Been a while – hi! I’ve been doing some reading, but the plays have all been in collections and so it is taking a while to get through all of them. Some Suzan-Lori Parks, some Sam Shepard… and, to top it all off, I’m reading some Kierkegaard for philosophy. Look for some real updates after spring break – but before then… one last American Play for the American Half of Contemporary.
I saw a production of bobrauschenbergamerica in September 2006, shortly after arriving at BC. I hated it. It was the first thing I saw at the A.R.T. and I hated it. The worst part was that Scott clearly loved it and (being my DSTP teacher at the time) I felt bad not enjoying this play that he felt very dearly about. That said, I still made it clear that the play felt like art for art’s sake and I hated that (still do – hate that).

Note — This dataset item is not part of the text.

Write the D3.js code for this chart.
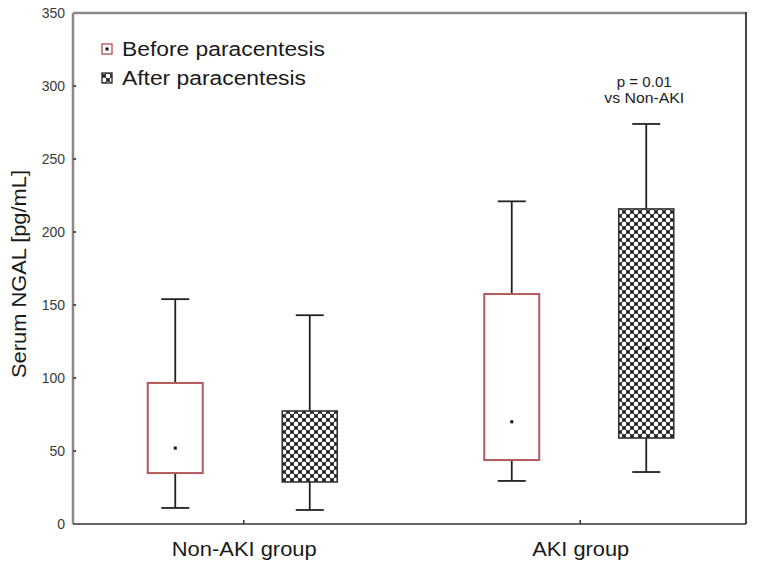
<!DOCTYPE html>
<html>
<head>
<meta charset="utf-8">
<script src="https://cdn.jsdelivr.net/npm/d3@7"></script>
<style>
  html, body { margin: 0; padding: 0; background: #fff; }
  svg { display: block; }
  text { font-family: "Liberation Sans", Arial, sans-serif; }
</style>
</head>
<body>
<svg id="chart" width="760" height="585"></svg>
<script>
// ---- data ----
const groups = ["Non-AKI group", "AKI group"];
const series = ["Before paracentesis", "After paracentesis"];
// [min, q1, median, q3, max]
const nonAkiBefore = [11, 34.9, 52, 96.6, 154];
const nonAkiAfter  = [9.6, 28.8, 46, 77.4, 143];
const akiBefore    = [29.5, 43.8, 70, 157.5, 221];
const akiAfter     = [35.6, 58.9, 120, 215.8, 274];
const yTicks = [0, 50, 100, 150, 200, 250, 300, 350];
const annotation = ["p = 0.01", "vs Non-AKI"];

const boxes = [
  { group: groups[0], series: 0, v: nonAkiBefore },
  { group: groups[0], series: 1, v: nonAkiAfter },
  { group: groups[1], series: 0, v: akiBefore },
  { group: groups[1], series: 1, v: akiAfter }
];

const svg = d3.select("#chart");
const L = 73, R = 746, T = 13, B = 524;

const x = d3.scalePoint().domain(groups).range([L + 2.5, R + 2.5]).padding(0.5);
const y = d3.scaleLinear().domain([0, 350]).range([B, T]);
const off = d3.scaleOrdinal().domain([0, 1]).range([-68.5, 66]);
const boxW = 55, capW = 28;
const redCol = "#b45a5c";
const fontFam = "Liberation Sans, Arial, sans-serif";

// pattern
const defs = svg.append("defs");
const pat = defs.append("pattern").attr("id", "hatch")
  .attr("patternUnits", "userSpaceOnUse").attr("width", 8).attr("height", 8);
pat.append("rect").attr("width", 8).attr("height", 8).attr("fill", "#1a1a1a");
[[0,0],[8,0],[0,8],[8,8],[4,4]].forEach(([cx, cy]) =>
  pat.append("circle").attr("cx", cx).attr("cy", cy).attr("r", 2.4).attr("fill", "#fff"));

// frame
svg.append("line").attr("x1", L).attr("x2", R).attr("y1", T).attr("y2", T)
  .attr("stroke", "#8c8888").attr("stroke-width", 2.5);
svg.append("line").attr("x1", L).attr("x2", L).attr("y1", T).attr("y2", B)
  .attr("stroke", "#8c8888").attr("stroke-width", 2.5);
svg.append("line").attr("x1", R).attr("x2", R).attr("y1", T - 1).attr("y2", B)
  .attr("stroke", "#444").attr("stroke-width", 2);

// y axis
const yAxis = d3.axisLeft(y).tickValues(yTicks).tickSize(0).tickPadding(8);
const gy = svg.append("g").attr("transform", `translate(${L},0)`).call(yAxis);
gy.select(".domain").remove();
gy.selectAll("text").attr("font-size", 14).attr("fill", "#3a3a3a")
  .attr("font-family", fontFam);
svg.selectAll(".ytick").data(yTicks.filter(d => d > 0 && d < 350)).enter()
  .append("line").attr("x1", L).attr("x2", L + 3)
  .attr("y1", d => y(d)).attr("y2", d => y(d))
  .attr("stroke", "#555").attr("stroke-width", 2);

// x axis
const xLabelLen = { "Non-AKI group": 145, "AKI group": 97 };
const xAxis = d3.axisBottom(x).tickSize(0).tickPadding(18);
const gx = svg.append("g").attr("transform", `translate(0,${B})`).call(xAxis);
gx.select(".domain").attr("stroke", "#333").attr("stroke-width", 1.6)
  .attr("d", `M${L},0H${R}`);
gx.selectAll("text").attr("font-size", 20).attr("fill", "#1a1a1a")
  .attr("font-family", fontFam)
  .attr("dy", "0.72em")
  .attr("textLength", d => xLabelLen[d])
  .attr("lengthAdjust", "spacingAndGlyphs");
svg.selectAll(".xtick").data(groups).enter().append("line")
  .attr("x1", d => x(d)).attr("x2", d => x(d)).attr("y1", B).attr("y2", B - 4)
  .attr("stroke", "#333").attr("stroke-width", 1.5);

// y label
svg.append("text")
  .attr("transform", `translate(26,274) rotate(-90)`)
  .attr("text-anchor", "middle").attr("font-size", 20).attr("fill", "#1a1a1a")
  .attr("textLength", 208).attr("lengthAdjust", "spacingAndGlyphs")
  .text("Serum NGAL [pg/mL]");

// boxes
const g = svg.append("g");
boxes.forEach(b => {
  const cx = x(b.group) + off(b.series);
  const [mn, q1, md, q3, mx] = b.v;
  const line = (x1, y1, x2, y2) => g.append("line")
    .attr("x1", x1).attr("x2", x2).attr("y1", y1).attr("y2", y2)
    .attr("stroke", "#222").attr("stroke-width", 1.8);
  line(cx, y(mx), cx, y(q3));
  line(cx, y(q1), cx, y(mn));
  line(cx - capW / 2, y(mx), cx + capW / 2, y(mx));
  line(cx - capW / 2, y(mn), cx + capW / 2, y(mn));
  g.append("rect")
    .attr("x", cx - boxW / 2).attr("y", y(q3))
    .attr("width", boxW).attr("height", y(q1) - y(q3))
    .attr("fill", b.series === 0 ? "#fff" : "url(#hatch)")
    .attr("stroke", b.series === 0 ? redCol : "#333")
    .attr("stroke-width", b.series === 0 ? 2 : 1.6);
  g.append("rect").attr("x", cx - 1.5).attr("y", y(md) - 1.5)
    .attr("width", 3).attr("height", 3).attr("fill", "#111");
});

// annotation
const annLen = [55, 80];
const ax = x(groups[1]) + off(1) - 2;
annotation.forEach((t, i) => {
  svg.append("text").attr("x", ax).attr("y", 87 + i * 16)
    .attr("text-anchor", "middle").attr("font-size", 14).attr("fill", "#222")
    .attr("textLength", annLen[i]).attr("lengthAdjust", "spacingAndGlyphs")
    .text(t);
});

// legend
const legLen = [203, 184];
const leg = svg.append("g");
series.forEach((s, i) => {
  const yy = 49 + i * 29;
  leg.append("rect").attr("x", 102).attr("y", yy - 5).attr("width", 10).attr("height", 10)
    .attr("fill", i === 0 ? "#fff" : "url(#hatch)")
    .attr("stroke", i === 0 ? redCol : "#333").attr("stroke-width", 1.4);
  if (i === 0) leg.append("rect").attr("x", 105.5).attr("y", yy - 1.5)
    .attr("width", 3).attr("height", 3).attr("fill", "#111");
  leg.append("text").attr("x", 122).attr("y", yy).attr("dy", "0.36em")
    .attr("font-size", 20).attr("fill", "#1a1a1a")
    .attr("textLength", legLen[i]).attr("lengthAdjust", "spacingAndGlyphs")
    .text(s);
});
</script>
</body>
</html>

How things change. Three and a half years later, I approach this play again. A sort of bookend to my time at BC (though there are definitely more plays coming in Contemp). And I find myself loving it. I wish I could see it today. Are there still problems with it? Yes – but I understand Charles Mee far better than I ever did as a stupid freshman.
Part of that comes from having stage-managed Wintertime as a sophomore. I noticed some of the “Mee-isms” popping in – Bob appears and monologues. Certain repeated lines – “feel like you are losing me…” etc etc. This was wonderful – it felt like returning to an old friend.
The play itself has more of a plot than I remember, though that plot is rather loose. There are relationships between members of the cast, but it seems as though the main purpose of everything onstage is to create images. Collages, if you will – like Rauschenberg might have done. Near the end, it really does get a bit much and you can’t imagine how there can be more of this and it just makes no sense and OKAY already and then suddenly its over. And we realize something – we realize that there is a point to the madness of the play. Bob’s Mom says, throughout, that “art wasn’t a part of our lives.” The thing is, art is our lives. Our lives are art. Every moment, no matter how quotidian. That’s the message that comes out of this collage of a play. There are great moments – having seen the play, I can tell you that the chicken jokes are brilliant… the human martini is lovely… and the assassination is so terribly sad.
My one true complaint, though… is that this still isn’t really a play. It is more of an exercise, an event, a series of lightly connected vignettes. Is that bad? No, not necessarily – but I think there could, perhaps, have been more.